Given what i've heard of google, i'm not sure I would really extend these reliability metrics unless your buying the latest bleeding edge parts and running them well into their design margins. These days its pretty common to design systems that have error correction and push the physical topology to the point where there is an expectation of a pretty solid error rate (think SSD flash chips). So for a company like google pushing the RAM timings/etc right out to the margin where they are experiencing a low but statistically unlikely error rate would seem to be the right thing to do. Its different if your a bank/etc running financial data. In that case you buy for reliability first.

> There are AMD Motherboards that take ECC memory, but we've never seen them act on ECC errors that were uncorrectable (the correctably errors are handled, but uncorrectable errors aren't reported!).

That's incorrect. Uncorrectable errors are properly reported to the OS. Wendell from Level One Techs has tested this: https://www.reddit.com/r/Amd/comments/b1qmgy/ars_technica_th...
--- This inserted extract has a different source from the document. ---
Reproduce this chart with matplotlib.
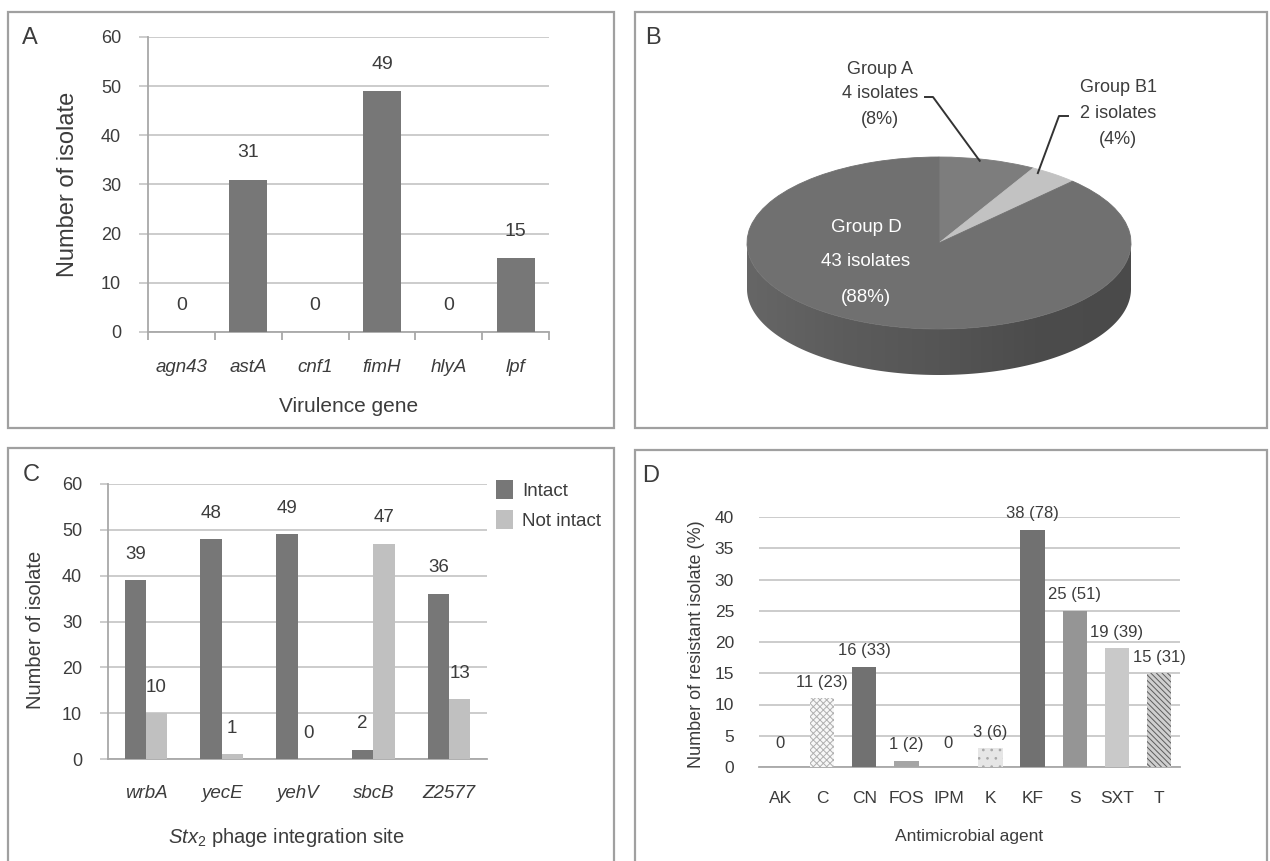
import numpy as np
import matplotlib
matplotlib.use('Agg')
import matplotlib.pyplot as plt
from matplotlib.patches import Rectangle, Polygon
from matplotlib.lines import Line2D
from matplotlib.colors import LinearSegmentedColormap

plt.rcParams['font.family'] = ['Liberation Sans', 'DejaVu Sans']
plt.rcParams['mathtext.fontset'] = 'custom'
plt.rcParams['mathtext.rm'] = 'Liberation Sans'
plt.rcParams['mathtext.it'] = 'Liberation Sans:italic'
plt.rcParams['hatch.linewidth'] = 0.7

# ---------------- data ----------------
genes_A = ['agn43', 'astA', 'cnf1', 'fimH', 'hlyA', 'lpf']
counts_A = [0, 31, 0, 49, 0, 15]

groups_B = ['Group A', 'Group B1', 'Group D']
counts_B = [4, 2, 43]
pct_B = [8, 4, 88]

sites_C = ['wrbA', 'yecE', 'yehV', 'sbcB', 'Z2577']
intact_C = [39, 48, 49, 2, 36]
notintact_C = [10, 1, 0, 47, 13]

agents_D = ['AK', 'C', 'CN', 'FOS', 'IPM', 'K', 'KF', 'S', 'SXT', 'T']
counts_D = [0, 11, 16, 1, 0, 3, 38, 25, 19, 15]
pct_D = [0, 23, 33, 2, 0, 6, 78, 51, 39, 31]

# ---------------- styles ----------------
W, H = 1270, 861
TXT = '#3c3c3c'
GRID = '#c8c8c8'
AXC = '#a8a8a8'
BOX = '#a0a0a0'

fig = plt.figure(figsize=(W / 100, H / 100), dpi=100)


def rect(x0, y0, x1, y1):
    return [x0 / W, 1 - y1 / H, (x1 - x0) / W, (y1 - y0) / H]


def ftext(x, y, s, **kw):
    kw.setdefault('ha', 'center')
    kw.setdefault('va', 'center')
    kw.setdefault('color', TXT)
    fig.text(x / W, 1 - y / H, s, **kw)


def fline(xs, ys, **kw):
    fig.add_artist(Line2D([x / W for x in xs], [1 - y / H for y in ys],
                          transform=fig.transFigure, **kw))


def pt(px):
    return px * 72 / 100


# panel frames
for (x0, y0, x1, y1) in [(8, 12, 614, 428), (635, 12, 1267, 428),
                         (8, 448, 614, 870), (635, 450, 1267, 870)]:
    fig.add_artist(Rectangle((x0 / W, 1 - y1 / H), (x1 - x0) / W, (y1 - y0) / H,
                             transform=fig.transFigure, fill=False,
                             edgecolor=BOX, linewidth=1.6))

ftext(30, 38, 'A', fontsize=17)
ftext(653, 38, 'B', fontsize=17)
ftext(31, 475, 'C', fontsize=17)
ftext(651, 476, 'D', fontsize=17)


def style_axes(ax, left_spine=True):
    for s in ['top', 'right']:
        ax.spines[s].set_visible(False)
    ax.spines['bottom'].set_color(AXC)
    ax.spines['bottom'].set_linewidth(1.3)
    if left_spine:
        ax.spines['left'].set_color(AXC)
        ax.spines['left'].set_linewidth(1.3)
    else:
        ax.spines['left'].set_visible(False)
    ax.grid(axis='y', color=GRID, linewidth=1.3, zorder=0)
    ax.set_axisbelow(True)
    ax.set_facecolor('none')


# ---------------- Panel A ----------------
axA = fig.add_axes(rect(148, 37, 549, 332))
xA = np.arange(len(genes_A))
axA.bar(xA, counts_A, width=0.57, color='#777777', zorder=3)
axA.set_xlim(-0.5, len(genes_A) - 0.5)
axA.set_ylim(0, 60)
axA.set_yticks(range(0, 61, 10))
style_axes(axA)
axA.tick_params(axis='y', length=pt(9), width=1.3, color=GRID, labelsize=13,
                labelcolor=TXT, pad=pt(18))
axA.set_xticks(xA)
axA.set_xticklabels(genes_A, style='italic', fontsize=13.5, color=TXT)
axA.set_xticks(np.arange(-0.5, len(genes_A), 1), minor=True)
axA.tick_params(axis='x', which='major', length=0, pad=pt(27))
axA.tick_params(axis='x', which='minor', length=pt(8), width=1.3, color=AXC)
axA.set_ylabel('Number of isolate', fontsize=17, color=TXT)
axA.yaxis.set_label_coords((79 - 148) / 401, 0.5)
axA.set_xlabel('Virulence gene', fontsize=15, color=TXT)
axA.xaxis.set_label_coords(0.5, (332 - 397) / 295)
for i, v in enumerate(counts_A):
    axA.annotate(str(v), (i, v), xytext=(0, pt(27)), textcoords='offset points',
                 ha='center', va='center', fontsize=14, color=TXT)

# ---------------- Panel B (3D-look pie) ----------------
cx_px, cy_px, a_px, b_px, depth_px = 939, 243, 192, 86, 46
axB = fig.add_axes(rect(cx_px - 1.25 * a_px, 140, cx_px + 1.25 * a_px, 400))
depth = depth_px / b_px
t = np.linspace(np.pi, 2 * np.pi, 300)
verts = np.concatenate([np.column_stack([np.cos(t), np.sin(t)]),
                        np.column_stack([np.cos(t[::-1]), np.sin(t[::-1]) - depth])])
side = Polygon(verts, closed=True, facecolor='none', edgecolor='none',
               transform=axB.transData)
axB.add_patch(side)
side_cmap = LinearSegmentedColormap.from_list(
    'side', ['#666666', '#5c5c5c', '#555555', '#4c4c4c', '#4a4a4a'])
grad = np.linspace(0, 1, 256)[np.newaxis, :]
im = axB.imshow(grad, extent=(-1, 1, -1 - depth, 0.05), cmap=side_cmap,
                aspect='auto', zorder=0)
im.set_clip_path(side)
wedges, _ = axB.pie(counts_B, colors=['#7d7d7d', '#c2c2c2', '#707070'],
                    startangle=90, counterclock=False, radius=1,
                    wedgeprops=dict(linewidth=0.6))
for w in wedges:
    w.set_edgecolor(w.get_facecolor())
axB.set_aspect('auto')
axB.set_xlim(-1.25, 1.25)
axB.set_ylim(-(400 - cy_px) / b_px, (cy_px - 140) / b_px)
axB.axis('off')

# leader endpoints from wedge mid-angles
total_B = sum(counts_B)
mids = []
start = 90.0
for c in counts_B:
    span = 360.0 * c / total_B
    mids.append(np.deg2rad(start - span / 2))
    start -= span


def data_to_px(ax, x, y):
    disp = ax.transData.transform((x, y))
    fx, fy = fig.transFigure.inverted().transform(disp)
    return fx * W, (1 - fy) * H


exA = data_to_px(axB, np.cos(mids[0]), np.sin(mids[0]))
exB1 = data_to_px(axB, np.cos(mids[1]), np.sin(mids[1]))

ftext(880, 70, groups_B[0], fontsize=13)
ftext(880, 94, f'{counts_B[0]} isolates', fontsize=13)
ftext(880, 119, f'({pct_B[0]}%)', fontsize=13)
fline([925, 933, exA[0] - 8], [97, 97, exA[1] + 1], color='#333333', lw=1.4)

ftext(1118, 88, groups_B[1], fontsize=13)
ftext(1118, 113, f'{counts_B[1]} isolates', fontsize=13)
ftext(1118, 140, f'({pct_B[1]}%)', fontsize=13)
fline([1068, 1059, exB1[0] - 16], [116, 116, exB1[1] - 1], color='#333333', lw=1.4)

ftext(866, 227, groups_B[2], fontsize=13.5, color='white')
ftext(866, 262, f'{counts_B[2]} isolates', fontsize=13.5, color='white')
ftext(866, 297, f'({pct_B[2]}%)', fontsize=13.5, color='white')

# ---------------- Panel C ----------------
axC = fig.add_axes(rect(108, 484, 487, 759))
xC = np.arange(len(sites_C))
bw = 0.28
b1 = axC.bar(xC - bw / 2, intact_C, width=bw, color='#777777', zorder=3, label='Intact')
b2 = axC.bar(xC + bw / 2, notintact_C, width=bw, color='#c0c0c0', zorder=3, label='Not intact')
axC.set_xlim(-0.5, len(sites_C) - 0.5)
axC.set_ylim(0, 60)
axC.set_yticks(range(0, 61, 10))
style_axes(axC)
axC.tick_params(axis='y', length=pt(8), width=1.3, color=GRID, labelsize=13,
                labelcolor=TXT, pad=pt(18))
axC.set_xticks(xC)
axC.set_xticklabels(sites_C, style='italic', fontsize=13.5, color=TXT)
axC.tick_params(axis='x', length=0, pad=pt(26))
axC.set_ylabel('Number of isolate', fontsize=14.5, color=TXT)
axC.yaxis.set_label_coords((45 - 108) / 379, 0.47)
axC.set_xlabel(r'$\mathit{Stx}_2$ phage integration site', fontsize=14.5, color=TXT)
axC.xaxis.set_label_coords(0.47, (759 - 826) / 275)
for i, v in enumerate(intact_C):
    axC.annotate(str(v), (i - bw / 2, v), xytext=(0, pt(26)), textcoords='offset points',
                 ha='center', va='center', fontsize=13.5, color=TXT)
for i, v in enumerate(notintact_C):
    axC.annotate(str(v), (i + bw / 2, v), xytext=(0, pt(26)), textcoords='offset points',
                 ha='center', va='center', fontsize=13.5, color=TXT)
leg = axC.legend(loc='upper left', bbox_to_anchor=((496 - 108) / 379, (759 - 480) / 275),
                 frameon=False, fontsize=13.5, handlelength=0.9, handleheight=1.2,
                 handletextpad=0.5, labelspacing=0.55, borderpad=0, borderaxespad=0)
for tx in leg.get_texts():
    tx.set_color(TXT)

# ---------------- Panel D ----------------
axD = fig.add_axes(rect(759, 517, 1180, 767))
xD = np.arange(len(agents_D))
faces_D = ['#ffffff', '#f8f8f8', '#717171', '#a5a5a5', '#ffffff',
           '#e6e6e6', '#717171', '#959595', '#c9c9c9', '#cfcfcf']
hatches_D = [None, 'xxxxx', None, None, None, '..', None, None, None, '\\\\\\\\\\\\']
edges_D = ['none', '#b0b0b0', 'none', 'none', 'none', '#a8a8a8', 'none', 'none',
           'none', '#5c5c5c']
barsD = axD.bar(xD, counts_D, width=0.58, color=faces_D, linewidth=0, zorder=3)
for b, h, e in zip(barsD, hatches_D, edges_D):
    if h:
        b.set_hatch(h)
        b.set_edgecolor(e)
        b.set_linewidth(0)
axD.set_xlim(-0.5, len(agents_D) - 0.5)
axD.set_ylim(0, 40)
axD.set_yticks(range(0, 41, 5))
style_axes(axD, left_spine=False)
axD.tick_params(axis='y', length=0, labelsize=12.5, labelcolor=TXT, pad=pt(25))
axD.set_xticks(xD)
axD.set_xticklabels(agents_D, fontsize=12.5, color=TXT)
axD.tick_params(axis='x', length=0, pad=pt(24))
axD.set_ylabel('Number of resistant isolate (%)', fontsize=13, color=TXT)
axD.yaxis.set_label_coords((705 - 759) / 421, 0.49)
axD.set_xlabel('Antimicrobial agent', fontsize=12.5, color=TXT)
axD.xaxis.set_label_coords(0.5, (767 - 829) / 250)
for i, (v, p) in enumerate(zip(counts_D, pct_D)):
    lab = f'{v} ({p})' if v > 0 else '0'
    off = 16 if v > 0 else 24
    axD.annotate(lab, (i, v), xytext=(0, pt(off)), textcoords='offset points',
                 ha='center', va='center', fontsize=12, color=TXT)

fig.savefig('out.png', dpi=100, facecolor='white')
Yea the new Xeon E-21XX's are proving hard to find in the consumer market. Most places are back ordered or just place orders directly with intel after you buy. The scalpers are changing $50+ or more over retail on Ebay and 3rd party Newegg/Amazon sellers.
I don't understand. At that rate your chance of having a second bit flip before the first is fixed is almost zero, and the chance of hitting two separate bit flips in the same row is ridiculously small.

If you're worried about a single event causing two flips in a single row... I suppose that's possible, but it could also cause three bit flips. So a Xeon has a non-zero error rate. Is Ryzen meaningfully worse?

I think his argument is that you will get bit flips, ECC is just going to report and/or correct them. Without it, your hoping the bit flips show up somewhere you can detect them (application crash/etc) rather than silently chugging along and ruining your results/data/whatever.

I had the chance a long time ago to work on a product that as a side effect was corrupting system memory... Think of it as a kernel module that picks a random number between 0 and MAX_RAM and flips a byte. Its truly amazing how many of those can happen before there is any visible evidence something is wrong.

You're talking about ECC vs. no ECC. That's not what the comment was saying, it was saying it handled single bit flips correctly but not double bit flips. But at 1 bit flip per GB per year, randomly distributed, you are guaranteed many single bit flips but a double bit flip is almost never going to occur.